Русским поэтом делает ее укоренённость в русской поэтической традиции. Неспроста она любит Тютчева, у нее есть историческое созерцание и ясность мысли («Есть тайные случайные дары, // Судеб и знаков скрытые сближенья…»). Но Цветаева и Ахматова тоже любили Тютчева. Марина Саввиных неизбежно мыслится в ряду самых благородных и изысканных лирических героинь от Гиппиус до Ахмадулиной.

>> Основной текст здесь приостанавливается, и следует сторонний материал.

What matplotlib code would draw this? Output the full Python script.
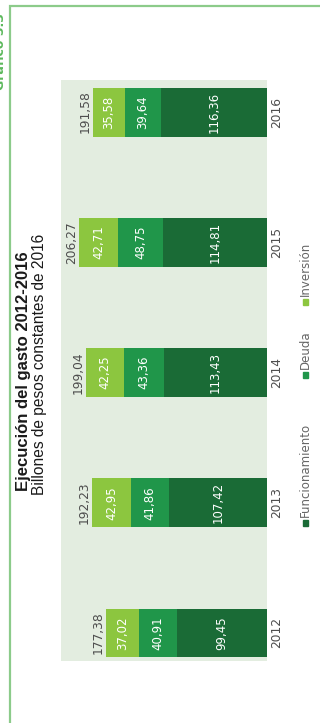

Ее стихи красивы, как скрипичный знак, бокал или кортик; так могла бы писать Прекрасная Дама Блока или Маргарита Булгакова: «Я – сгусток боли и стыда // Сестер, сожженных без суда». Русским поэтом делает ее христианская этика («Не я, Господи, а Ты мне говоришь…»), русский православный мистицизм («Беру огонь в рукав, как принимают схиму…»), самое ответственное – имперское – мышление и русское гражданство патрицианской высоты и высокомерия («Что вам дала, князья, гибельная наука // Милую степь бросать варварским сапогам?..»; «Олимпийская жесть подворотне скучна – // Подноготная истина ей не нужна…»)

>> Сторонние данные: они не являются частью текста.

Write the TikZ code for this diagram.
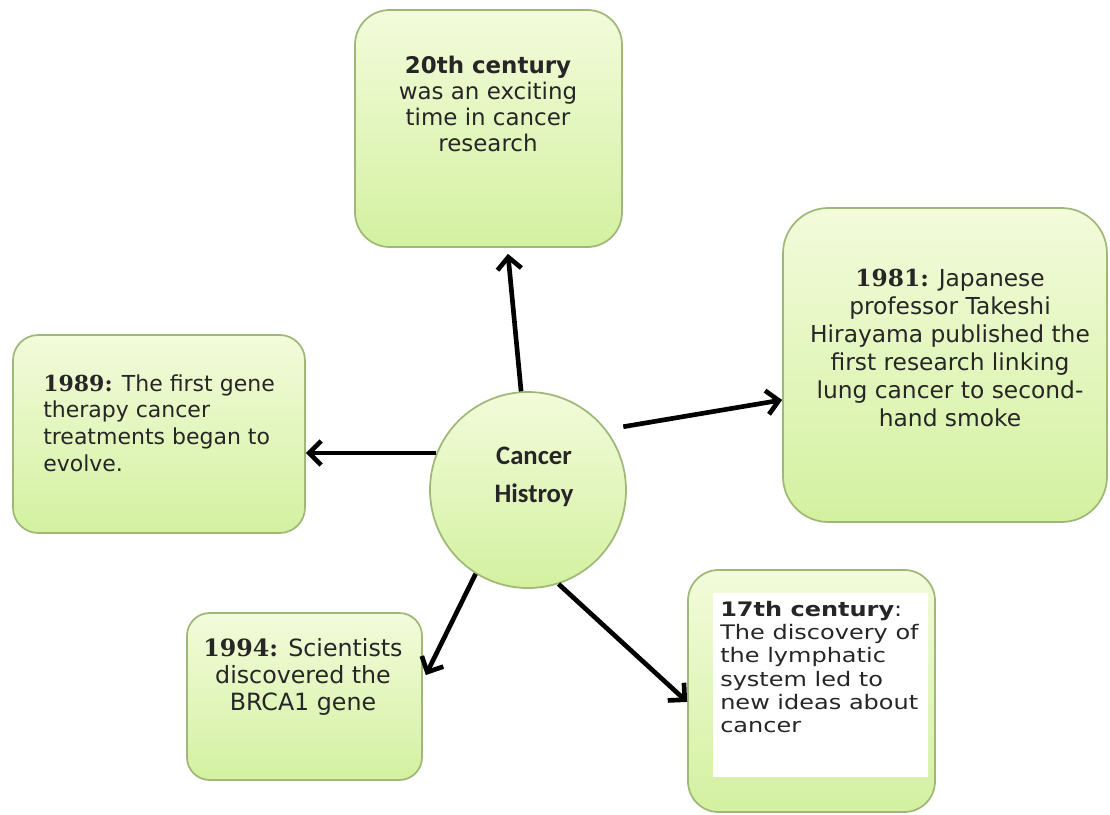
\documentclass[tikz,border=0pt]{standalone}
\usepackage{fontspec}
\setmainfont{DejaVu Sans}
\newfontfamily\yearfont{DejaVu Serif}
\newfontfamily\hubfont{Carlito}
\newfontfamily\widefont[FakeStretch=1.2]{DejaVu Sans}
\usetikzlibrary{arrows.meta}
\definecolor{boxtop}{HTML}{F3FBDB}
\definecolor{boxbot}{HTML}{D3F1A0}
\definecolor{boxline}{HTML}{9FB878}
\definecolor{inktext}{HTML}{262626}
\tikzset{
  roundbox/.style={draw=boxline,line width=1.3pt,top color=boxtop,bottom color=boxbot,
    rectangle,inner sep=0pt},
  histarrow/.style={line width=3.5pt,-{Straight Barb[length=9pt,width=18pt]}},
  histtext/.style={inner sep=0pt,text=inktext},
}
\newcommand{\yr}[1]{{\yearfont\bfseries #1}}
\begin{document}
\begin{tikzpicture}[x=0.75pt,y=-0.75pt]
    \useasboundingbox (0,0) rectangle (1110,814);
    %% Boxes
    \node[roundbox,rounded corners=26pt,minimum width=200.25pt,minimum height=177.75pt] (top) at (488.5,128.5) {};
    \node[roundbox,rounded corners=34pt,minimum width=243pt,minimum height=235.5pt] (right) at (945,365) {};
    \node[roundbox,rounded corners=19pt,minimum width=219pt,minimum height=148.5pt] (left) at (159,434) {};
    \node[roundbox,rounded corners=17pt,minimum width=176.25pt,minimum height=125.25pt] (bleft) at (304.5,696.5) {};
    \node[roundbox,rounded corners=23pt,minimum width=185.25pt,minimum height=181.5pt] (bright) at (811.5,691) {};
    \fill[white] (713,593) rectangle (928,777);
    %% Hub
    \node[circle,draw=boxline,line width=1.3pt,top color=boxtop,bottom color=boxbot,minimum size=147pt,inner sep=0pt] (C) at (528,490) {};
    %% Arrows
    \draw[histarrow] (C.94.6) -- ([xshift=14.6pt,yshift=-4.5pt]top.south);
    \draw[histarrow] (C.158.3) -- (C.158.3 -| left.east);
    \draw[histarrow] ([xshift=10pt,yshift=6pt]C.34.7) -- ([yshift=-26.2pt]right.west);
    \draw[histarrow] (C.238.9) -- ([xshift=2.2pt,yshift=16.1pt]bleft.east);
    \draw[histarrow] (C.288) -- ([yshift=-8.2pt]bright.west);
    %% Labels
    \node[histtext,align=center,font=\fontsize{17.2}{19.3}\selectfont] (top-t) at (488,104)
      {\textbf{20th century}\\was an exciting\\time in cancer\\research};
    \node[histtext,align=center,font=\fontsize{17.5}{21}\selectfont] (right-t) at (950,348)
      {\yr{1981:} Japanese\\professor Takeshi\\Hirayama published the\\first research linking\\lung cancer to second-\\hand smoke};
    \node[histtext,align=left,anchor=west,font=\fontsize{16.5}{20}\selectfont] (left-t) at (43,423)
      {\yr{1989:} The first gene\\therapy cancer\\treatments began to\\evolve.};
    \node[histtext,align=center,font=\fontsize{17.8}{20}\selectfont] (bleft-t) at (303,677)
      {\yr{1994:} Scientists\\discovered the\\BRCA1 gene};
    \node[histtext,align=left,anchor=west,font=\widefont\fontsize{15}{17.3}\selectfont] (bright-t) at (720,667)
      {\textbf{17th century}:\\The discovery of\\the lymphatic\\system led to\\new ideas about\\cancer};
    \node[histtext,align=center,font=\hubfont\bfseries\fontsize{20}{28.5}\selectfont] (C-t) at (534,477)
      {Cancer\\Histroy};
\end{tikzpicture}
\end{document}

Русским поэтом делает ее живой и страстный интерес к другой судьбе, другой душе («Души чужой взыскую! // Вот где грех!»; «Прочти меня, мой Черный Человек!..»): поэзии нет без одиночества, но поэзии нет и без единства. На концептуальном уровне это – пристрастие к странствию в пределы иной культуры, иного языка, иной народной души («Я заблудилась, город моей мечты, // Между твоими розами и огнями. // Что означают статуи и цветы? // Траурные стволы с мраморными ступнями? // Ты заблудил меня, околдовал и сдал // Царству чужих тенёт, призрачной паутине…»). Поэзии нет вне национальности, но поэзии нет и вне интернационализма.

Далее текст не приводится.